Chester >> The Rev. Bernice Warren was known for being a strong-willed, truth-telling woman who strived to make the Chester community the best it could be. For 20 years she served as the pastor and director of the Chester Eastside Inc., a non-profit group that encourages city residents to achieve their goals and promote peace and social justice.
Warren was an advocate for public education and had a strong rapport with the community youth to empower them to be confident in themselves. To prove it, she once allowed herself to be taken out of a Chester Upland School District Board of Control meeting – the district was under state control — when she adamantly protested lifting the cap on the number of students who could attend charter schools, knowing it would drain local school resources.
This trailblazer of strong community and spiritual convictions died on July 13, leaving behind a commitment of positive activism that will be carried on by others.
“Her shoes will be hard to fill and she’s going to be sorely missed,” said Chester Mayor Thaddeus Kirkland Monday afternoon.
According to a biography on the Chester Eastside website, Warren was a 1970 graduate of Chester High School who would obtain degrees from Kutztown University and a Master’s of Divinity from Johnson C. Smith Seminary at the Interdenominational Theological Center in Atlanta. She would teach high school equivalency classes in Chester before attaining pastoral duties at congregations in Baltimore and Wilmington.
She returned to Chester in the mid-‘90s to be pastor of what was then called Chester Eastside Ministries. Warren was tasked to rebuild the organization’s programs and to not try to be another “service agency” to the city. In viewing how much the city she grew up in has changed upon her return, she used the poor performance of the Chester Upland School District to make herself heard in the community.
Warren worked at Chester Eastside until she retired from the organization in 2016, at which time the Rev. Zuline G. Wilkinson was brought on board as executive director. The two worked closely together for a couple of months for a smooth transition between Warren’s end and Wilkinson’s start.
“When I met her, it was very clear that she was a person of strong determination, (with) a strong point of view and a doggedness about seeing right prevail,” said Wilkinson. “She welcomed me as someone who had not come from Chester, as someone with a long history in human services.
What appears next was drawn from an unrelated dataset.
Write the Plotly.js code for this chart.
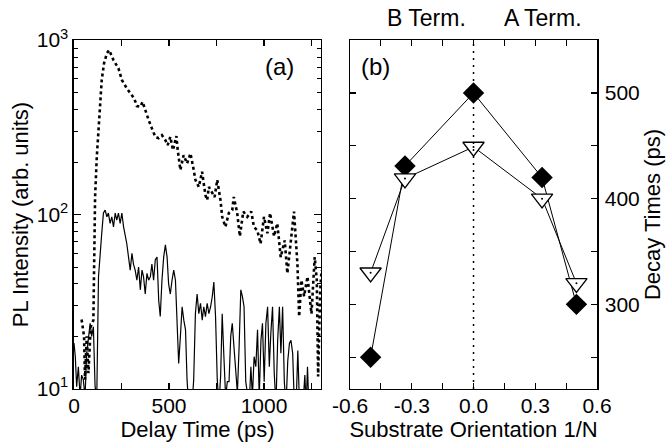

She welcomed me with open arms.
“We chatted frequently; she was always willing to help me.”
Wilkinson had come to Chester with many careers in a number of cities in the Northeast region of the country and said Chester Eastside provided a perfect blend of qualities that she wanted in a position. Like Warren, Wilkinson said she was called to this line of work by God, and it went beyond the value of altruism that comes with working at a center like Chester Eastside.
As contemporaries in ministry, Wilkinson said Warren would tell her exactly what she needed to hear about the city, especially to listen to what people are saying and understanding them. Ultimately, Wilkinson said Warren always strived to show the good that lives in Chester.
“She was just an untiring advocate for the people of this city. She saw them as strong, determined, resilient,” said Wilkinson. “She had nothing negative to say about her city. She really felt that there was opportunity for change, for growth in the Chester community. That’s how she lived her life.
“She felt that change was possible when you reached out and you touched the lives of children and families. She felt that the horizons of children in Chester were limitless, and so she had a positivism about Chester that was unshakable.”
Mayor Kirkland complimented Warren for the services and programs she helped provide to the city youth, especially educational opportunities with after school and tutoring programs. He said that she was a strong-willed person who was confident in her abilities to reach people.
“(There was a) willingness to go after those things she believed in, willingness to stand firm on values of education, willingness to stand firm on values of religion, (and) her belief in God and her commitment to make sure the young people had an opportunity to do better,” said Kirkland. “Bernice was one of the ministers and pastors in the community who was very highly respected, not just by myself, but others.”
Kirkland went on to say that Warren was always herself and never a phony. He said she created a positive change that was needed and a change that would be instilled in others to give them the confidence they needed.
It will be hard in Chester without Warren, Kirkland added, but in the spiritual real God has a purpose for everyone, and Warren has fulfilled her purpose and is going home to her reward.
“She will be sorely missed, and her purposed has been fulfilled.”
“Even with all of that, her activism and focus on justice and truth-telling to those who are in power, she was a warm, compassionate, caring person and I called her a friend,” said Wilkinson.
Wilkinson added, “The work that we do is very necessary to make our community a better one and we plan to keep going. That’s a message to keep going. Chester Eastside has continued in the legacy of Rev. Warren and her predecessor. We’ve been here for a while and we expect to be able to continue.
“I can say unreservedly, she was loved. We loved her and we miss her and we were all inspired by her.”
A celebration for Rev. Bernice Warren is scheduled for July 25 at St. Luke’s Community Christian Church, 320 Tilghman St. in Chester. The viewing will be held from 9 a.m. to 10:45 a.m., with the service to begin at 11 a.m.
In honor of Rev. Warren, Chester Eastside will be closed on July 25 for staff, volunteers and program participants to participate in the service.